SHORT TASK: Leave out the pictures and transcribe everything else exactly.

— START DATASET SECTION —

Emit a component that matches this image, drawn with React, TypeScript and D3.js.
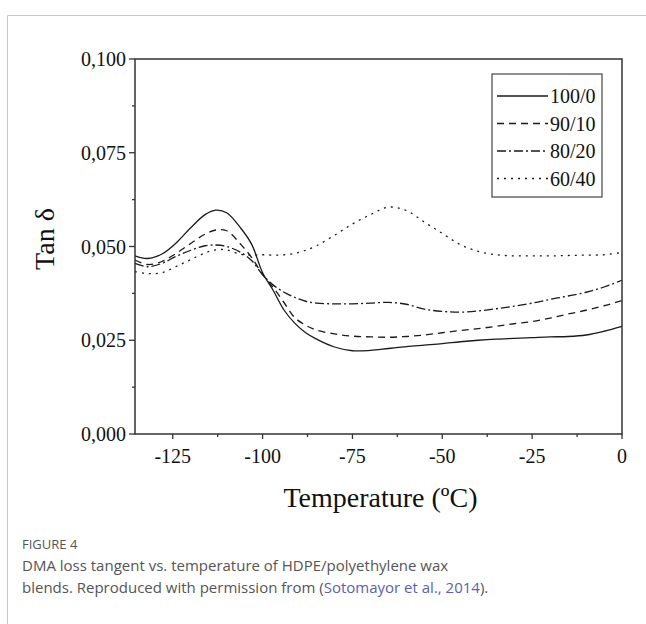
import React from "react";
import * as d3 from "d3";

const temps = [-135.5, -132, -128, -124, -120, -116, -113, -110, -106, -103, -100, -97, -94, -91, -88, -85, -80, -75, -70, -65, -60, -55, -50, -45, -40, -35, -30, -25, -20, -15, -10, -5, 0];

const s100_0 = [0.0475, 0.0468, 0.048, 0.051, 0.055, 0.0585, 0.0597, 0.059, 0.0548, 0.0505, 0.043, 0.0382, 0.033, 0.0295, 0.027, 0.0253, 0.0232, 0.0222, 0.0223, 0.0228, 0.0233, 0.0237, 0.0241, 0.0246, 0.025, 0.0253, 0.0255, 0.0257, 0.0259, 0.026, 0.0264, 0.0274, 0.0287];
const s90_10 = [0.0464, 0.0452, 0.046, 0.0482, 0.0508, 0.0533, 0.0544, 0.0542, 0.0505, 0.047, 0.0425, 0.039, 0.035, 0.031, 0.029, 0.0277, 0.0267, 0.0261, 0.0259, 0.0258, 0.026, 0.0264, 0.027, 0.0276, 0.0281, 0.0287, 0.0294, 0.03, 0.0309, 0.032, 0.033, 0.0342, 0.0356];
const s80_20 = [0.0455, 0.0446, 0.0455, 0.0474, 0.049, 0.0502, 0.0504, 0.05, 0.0484, 0.0462, 0.0425, 0.0397, 0.0378, 0.0364, 0.0354, 0.0349, 0.0347, 0.0347, 0.0349, 0.0351, 0.0346, 0.0333, 0.0327, 0.0325, 0.0328, 0.0334, 0.0341, 0.0349, 0.0359, 0.0368, 0.0378, 0.0392, 0.041];
const s60_40 = [0.0433, 0.0428, 0.043, 0.0447, 0.0465, 0.0483, 0.0491, 0.0491, 0.0479, 0.0477, 0.0478, 0.0477, 0.0478, 0.0482, 0.049, 0.0502, 0.053, 0.056, 0.0585, 0.0605, 0.0596, 0.0565, 0.0535, 0.0505, 0.0487, 0.0478, 0.0475, 0.0475, 0.0475, 0.0476, 0.0477, 0.0478, 0.0484];

const seriesNames = ["100/0", "90/10", "80/20", "60/40"];
const seriesValues = [s100_0, s90_10, s80_20, s60_40];
const dashes = ["none", "7 5", "9 3 2 3", "2 5"];

const xTicks = [-125, -100, -75, -50, -25, 0];
const xMinor = [-112.5, -87.5, -62.5, -37.5, -12.5];
const yTicks = [0, 0.025, 0.05, 0.075, 0.1];
const yMinor = [0.0125, 0.0375, 0.0625, 0.0875];

const L = 135, R = 622, T = 59, B = 434;

export default function App() {
  const x = d3.scaleLinear().domain([-135.5, 0]).range([L, R]);
  const y = d3.scaleLinear().domain([0, 0.1]).range([B, T]);
  const line = d3
    .line<number>()
    .x((_, i) => x(temps[i]))
    .y((d) => y(d))
    .curve(d3.curveCatmullRom.alpha(0.5));
  const fmt = (v: number) => v.toFixed(3).replace(".", ",");
  const serif = "'Liberation Serif', 'Times New Roman', serif";
  const sans = "'Open Sans', 'Noto Sans', sans-serif";
  const legX = 492, legY = 74, legW = 110, legH = 123;
  return (
    <svg width={646} height={624} style={{ position: "absolute", left: 0, top: 0 }}>
      <rect width={646} height={624} fill="#fff" />
      <line x1={7.5} y1={15.5} x2={646} y2={15.5} stroke="#c8c8c8" strokeWidth={1} />
      <line x1={7.5} y1={15.5} x2={7.5} y2={624} stroke="#c8c8c8" strokeWidth={1} />
      <g>
        {seriesValues.map((vals, i) => (
          <path key={i} d={line(vals) || ""} fill="none" stroke="#1a1a1a" strokeWidth={1.3} strokeDasharray={dashes[i]} />
        ))}
      </g>
      <rect x={L} y={T} width={R - L} height={B - T} fill="none" stroke="#333" strokeWidth={1.5} />
      {xTicks.map((t) => (
        <g key={t}>
          <line x1={x(t)} x2={x(t)} y1={B} y2={B + 5} stroke="#333" strokeWidth={1.3} />
          <text x={x(t)} y={463} textAnchor="middle" fontFamily={serif} fontSize={20} fill="#111">{t}</text>
        </g>
      ))}
      {xMinor.map((t) => (
        <line key={t} x1={x(t)} x2={x(t)} y1={B} y2={B + 3} stroke="#333" strokeWidth={1.3} />
      ))}
      {yTicks.map((t) => (
        <g key={t}>
          <line x1={L - 6} x2={L} y1={y(t)} y2={y(t)} stroke="#333" strokeWidth={1.3} />
          <text x={126} y={y(t)} dy="0.35em" textAnchor="end" fontFamily={serif} fontSize={20} fill="#111">{fmt(t)}</text>
        </g>
      ))}
      {yMinor.map((t) => (
        <line key={t} x1={L - 3} x2={L} y1={y(t)} y2={y(t)} stroke="#333" strokeWidth={1.3} />
      ))}
      <text transform="translate(54,239) rotate(-90)" textAnchor="middle" fontFamily={serif} fontSize={28} fill="#111">Tan δ</text>
      <text x={(L + R) / 2 + 2} y={507} textAnchor="middle" fontFamily={serif} fontSize={28} fill="#111">Temperature (ºC)</text>
      <rect x={legX} y={legY} width={legW} height={legH} fill="#fff" stroke="#444" strokeWidth={1.2} />
      {seriesNames.map((n, i) => {
        const yy = legY + 22 + i * 27.5;
        return (
          <g key={n}>
            <line x1={legX + 5} x2={legX + 56} y1={yy} y2={yy} stroke="#1a1a1a" strokeWidth={1.3} strokeDasharray={dashes[i]} />
            <text x={legX + 58} y={yy} dy="0.35em" fontFamily={serif} fontSize={20} fill="#111">{n}</text>
          </g>
        );
      })}
      <text x={22} y={549} fontFamily={sans} fontSize={13} fill="#555">FIGURE 4</text>
      <text x={22} y={571} fontFamily={sans} fontSize={15} fill="#555">DMA loss tangent vs. temperature of HDPE/polyethylene wax</text>
      <text x={22} y={593} fontFamily={sans} fontSize={15} fill="#555">
        blends. Reproduced with permission from (<tspan fill="#5a5fae">Sotomayor et al., 2014</tspan>).
      </text>
    </svg>
  );
}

— END DATASET SECTION —

OUTPUT:
Emit a component that matches this image, drawn with React, TypeScript and D3.js.
import React from "react";
import * as d3 from "d3";

const temps = [-135.5, -132, -128, -124, -120, -116, -113, -110, -106, -103, -100, -97, -94, -91, -88, -85, -80, -75, -70, -65, -60, -55, -50, -45, -40, -35, -30, -25, -20, -15, -10, -5, 0];

const s100_0 = [0.0475, 0.0468, 0.048, 0.051, 0.055, 0.0585, 0.0597, 0.059, 0.0548, 0.0505, 0.043, 0.0382, 0.033, 0.0295, 0.027, 0.0253, 0.0232, 0.0222, 0.0223, 0.0228, 0.0233, 0.0237, 0.0241, 0.0246, 0.025, 0.0253, 0.0255, 0.0257, 0.0259, 0.026, 0.0264, 0.0274, 0.0287];
const s90_10 = [0.0464, 0.0452, 0.046, 0.0482, 0.0508, 0.0533, 0.0544, 0.0542, 0.0505, 0.047, 0.0425, 0.039, 0.035, 0.031, 0.029, 0.0277, 0.0267, 0.0261, 0.0259, 0.0258, 0.026, 0.0264, 0.027, 0.0276, 0.0281, 0.0287, 0.0294, 0.03, 0.0309, 0.032, 0.033, 0.0342, 0.0356];
const s80_20 = [0.0455, 0.0446, 0.0455, 0.0474, 0.049, 0.0502, 0.0504, 0.05, 0.0484, 0.0462, 0.0425, 0.0397, 0.0378, 0.0364, 0.0354, 0.0349, 0.0347, 0.0347, 0.0349, 0.0351, 0.0346, 0.0333, 0.0327, 0.0325, 0.0328, 0.0334, 0.0341, 0.0349, 0.0359, 0.0368, 0.0378, 0.0392, 0.041];
const s60_40 = [0.0433, 0.0428, 0.043, 0.0447, 0.0465, 0.0483, 0.0491, 0.0491, 0.0479, 0.0477, 0.0478, 0.0477, 0.0478, 0.0482, 0.049, 0.0502, 0.053, 0.056, 0.0585, 0.0605, 0.0596, 0.0565, 0.0535, 0.0505, 0.0487, 0.0478, 0.0475, 0.0475, 0.0475, 0.0476, 0.0477, 0.0478, 0.0484];

const seriesNames = ["100/0", "90/10", "80/20", "60/40"];
const seriesValues = [s100_0, s90_10, s80_20, s60_40];
const dashes = ["none", "7 5", "9 3 2 3", "2 5"];

const xTicks = [-125, -100, -75, -50, -25, 0];
const xMinor = [-112.5, -87.5, -62.5, -37.5, -12.5];
const yTicks = [0, 0.025, 0.05, 0.075, 0.1];
const yMinor = [0.0125, 0.0375, 0.0625, 0.0875];

const L = 135, R = 622, T = 59, B = 434;

export default function App() {
  const x = d3.scaleLinear().domain([-135.5, 0]).range([L, R]);
  const y = d3.scaleLinear().domain([0, 0.1]).range([B, T]);
  const line = d3
    .line<number>()
    .x((_, i) => x(temps[i]))
    .y((d) => y(d))
    .curve(d3.curveCatmullRom.alpha(0.5));
  const fmt = (v: number) => v.toFixed(3).replace(".", ",");
  const serif = "'Liberation Serif', 'Times New Roman', serif";
  const sans = "'Open Sans', 'Noto Sans', sans-serif";
  const legX = 492, legY = 74, legW = 110, legH = 123;
  return (
    <svg width={646} height={624} style={{ position: "absolute", left: 0, top: 0 }}>
      <rect width={646} height={624} fill="#fff" />
      <line x1={7.5} y1={15.5} x2={646} y2={15.5} stroke="#c8c8c8" strokeWidth={1} />
      <line x1={7.5} y1={15.5} x2={7.5} y2={624} stroke="#c8c8c8" strokeWidth={1} />
      <g>
        {seriesValues.map((vals, i) => (
          <path key={i} d={line(vals) || ""} fill="none" stroke="#1a1a1a" strokeWidth={1.3} strokeDasharray={dashes[i]} />
        ))}
      </g>
      <rect x={L} y={T} width={R - L} height={B - T} fill="none" stroke="#333" strokeWidth={1.5} />
      {xTicks.map((t) => (
        <g key={t}>
          <line x1={x(t)} x2={x(t)} y1={B} y2={B + 5} stroke="#333" strokeWidth={1.3} />
          <text x={x(t)} y={463} textAnchor="middle" fontFamily={serif} fontSize={20} fill="#111">{t}</text>
        </g>
      ))}
      {xMinor.map((t) => (
        <line key={t} x1={x(t)} x2={x(t)} y1={B} y2={B + 3} stroke="#333" strokeWidth={1.3} />
      ))}
      {yTicks.map((t) => (
        <g key={t}>
          <line x1={L - 6} x2={L} y1={y(t)} y2={y(t)} stroke="#333" strokeWidth={1.3} />
          <text x={126} y={y(t)} dy="0.35em" textAnchor="end" fontFamily={serif} fontSize={20} fill="#111">{fmt(t)}</text>
        </g>
      ))}
      {yMinor.map((t) => (
        <line key={t} x1={L - 3} x2={L} y1={y(t)} y2={y(t)} stroke="#333" strokeWidth={1.3} />
      ))}
      <text transform="translate(54,239) rotate(-90)" textAnchor="middle" fontFamily={serif} fontSize={28} fill="#111">Tan δ</text>
      <text x={(L + R) / 2 + 2} y={507} textAnchor="middle" fontFamily={serif} fontSize={28} fill="#111">Temperature (ºC)</text>
      <rect x={legX} y={legY} width={legW} height={legH} fill="#fff" stroke="#444" strokeWidth={1.2} />
      {seriesNames.map((n, i) => {
        const yy = legY + 22 + i * 27.5;
        return (
          <g key={n}>
            <line x1={legX + 5} x2={legX + 56} y1={yy} y2={yy} stroke="#1a1a1a" strokeWidth={1.3} strokeDasharray={dashes[i]} />
            <text x={legX + 58} y={yy} dy="0.35em" fontFamily={serif} fontSize={20} fill="#111">{n}</text>
          </g>
        );
      })}
      <text x={22} y={549} fontFamily={sans} fontSize={13} fill="#555">FIGURE 4</text>
      <text x={22} y={571} fontFamily={sans} fontSize={15} fill="#555">DMA loss tangent vs. temperature of HDPE/polyethylene wax</text>
      <text x={22} y={593} fontFamily={sans} fontSize={15} fill="#555">
        blends. Reproduced with permission from (<tspan fill="#5a5fae">Sotomayor et al., 2014</tspan>).
      </text>
    </svg>
  );
}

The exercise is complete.